Retype only what runs from the first line of the listing to the line holding "import numpy as np", both included. Do not retype the pictures.

> **Collected data**
........
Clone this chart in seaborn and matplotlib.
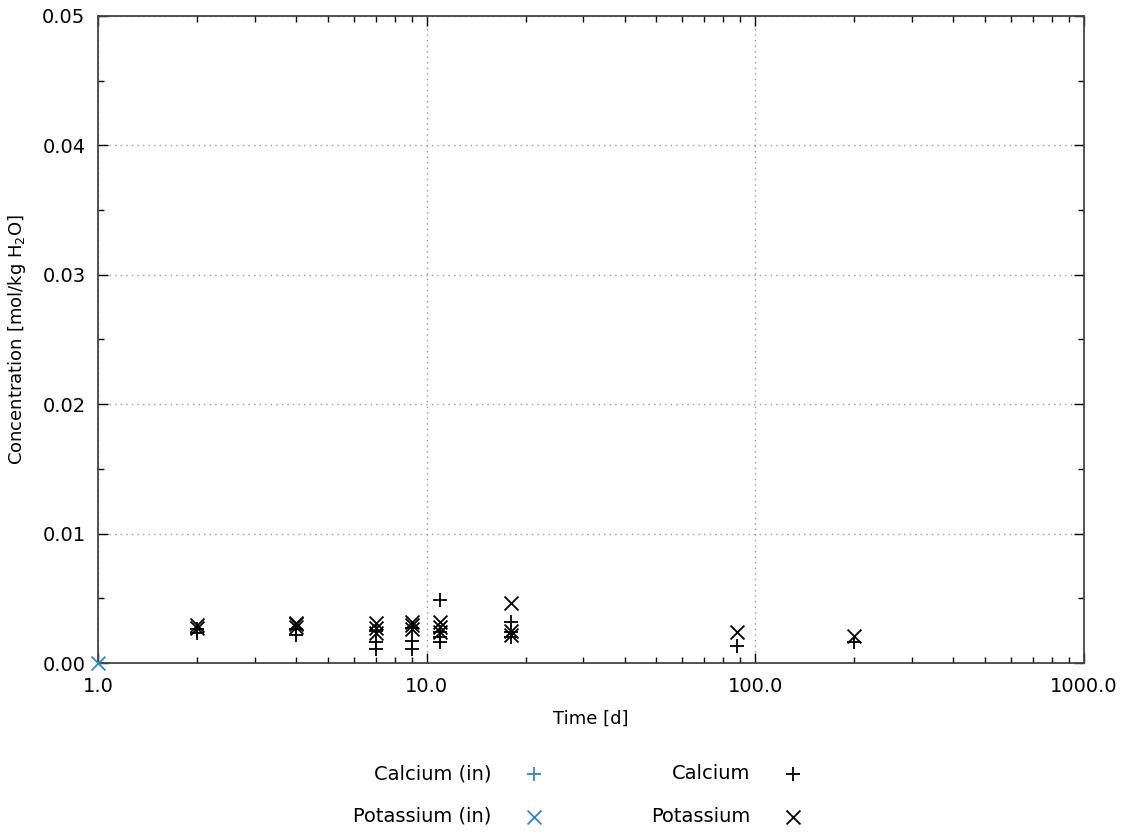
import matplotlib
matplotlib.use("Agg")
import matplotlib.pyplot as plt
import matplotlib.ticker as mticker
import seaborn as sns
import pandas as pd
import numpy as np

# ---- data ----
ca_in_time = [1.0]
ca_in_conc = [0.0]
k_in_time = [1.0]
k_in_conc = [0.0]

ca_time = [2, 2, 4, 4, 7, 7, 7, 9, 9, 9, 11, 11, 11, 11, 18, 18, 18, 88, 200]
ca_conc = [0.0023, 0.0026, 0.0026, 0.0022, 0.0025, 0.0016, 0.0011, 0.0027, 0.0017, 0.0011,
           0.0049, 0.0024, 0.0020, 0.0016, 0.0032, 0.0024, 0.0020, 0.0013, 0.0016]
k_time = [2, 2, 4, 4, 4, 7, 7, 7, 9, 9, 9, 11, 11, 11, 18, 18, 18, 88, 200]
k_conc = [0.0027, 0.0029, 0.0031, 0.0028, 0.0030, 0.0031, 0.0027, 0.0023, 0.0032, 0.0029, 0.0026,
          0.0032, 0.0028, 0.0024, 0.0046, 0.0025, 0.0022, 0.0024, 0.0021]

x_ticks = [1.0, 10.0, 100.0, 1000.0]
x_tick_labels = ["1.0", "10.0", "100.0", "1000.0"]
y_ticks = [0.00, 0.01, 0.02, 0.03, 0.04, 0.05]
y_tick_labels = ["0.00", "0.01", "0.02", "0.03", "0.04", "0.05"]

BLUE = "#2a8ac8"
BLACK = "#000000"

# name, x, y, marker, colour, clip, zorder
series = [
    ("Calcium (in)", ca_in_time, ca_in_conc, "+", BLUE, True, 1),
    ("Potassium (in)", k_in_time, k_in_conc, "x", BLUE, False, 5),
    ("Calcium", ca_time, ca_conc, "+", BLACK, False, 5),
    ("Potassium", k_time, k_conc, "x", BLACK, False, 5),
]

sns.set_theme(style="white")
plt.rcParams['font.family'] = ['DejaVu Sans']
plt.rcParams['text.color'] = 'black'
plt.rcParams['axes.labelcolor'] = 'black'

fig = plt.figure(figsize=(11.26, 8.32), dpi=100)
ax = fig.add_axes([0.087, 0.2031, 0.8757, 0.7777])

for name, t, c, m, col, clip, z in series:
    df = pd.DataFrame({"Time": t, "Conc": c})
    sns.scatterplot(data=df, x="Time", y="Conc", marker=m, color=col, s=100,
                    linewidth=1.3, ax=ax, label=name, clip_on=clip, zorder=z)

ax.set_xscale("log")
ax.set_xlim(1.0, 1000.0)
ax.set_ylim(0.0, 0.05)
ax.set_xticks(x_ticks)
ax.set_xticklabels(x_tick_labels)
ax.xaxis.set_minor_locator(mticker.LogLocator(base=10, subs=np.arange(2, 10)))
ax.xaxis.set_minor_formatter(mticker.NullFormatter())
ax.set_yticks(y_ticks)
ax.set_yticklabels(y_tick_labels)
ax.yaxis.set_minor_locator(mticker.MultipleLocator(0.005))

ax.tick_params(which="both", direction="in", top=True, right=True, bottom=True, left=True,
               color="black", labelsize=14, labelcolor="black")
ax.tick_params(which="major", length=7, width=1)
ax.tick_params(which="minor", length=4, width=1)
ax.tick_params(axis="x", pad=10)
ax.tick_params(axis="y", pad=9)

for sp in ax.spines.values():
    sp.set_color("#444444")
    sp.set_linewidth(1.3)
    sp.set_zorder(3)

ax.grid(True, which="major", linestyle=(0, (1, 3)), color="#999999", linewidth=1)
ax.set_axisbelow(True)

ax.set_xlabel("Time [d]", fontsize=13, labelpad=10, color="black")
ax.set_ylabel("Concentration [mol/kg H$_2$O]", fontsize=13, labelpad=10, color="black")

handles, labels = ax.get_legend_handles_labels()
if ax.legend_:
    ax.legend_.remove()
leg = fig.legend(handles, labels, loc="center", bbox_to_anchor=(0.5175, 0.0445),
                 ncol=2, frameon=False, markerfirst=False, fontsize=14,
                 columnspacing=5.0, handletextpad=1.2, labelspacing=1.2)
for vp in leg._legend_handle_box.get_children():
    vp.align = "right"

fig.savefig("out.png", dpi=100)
........
> **Task solution**
Clone this chart in seaborn and matplotlib.
import matplotlib
matplotlib.use("Agg")
import matplotlib.pyplot as plt
import matplotlib.ticker as mticker
import seaborn as sns
import pandas as pd
import numpy as np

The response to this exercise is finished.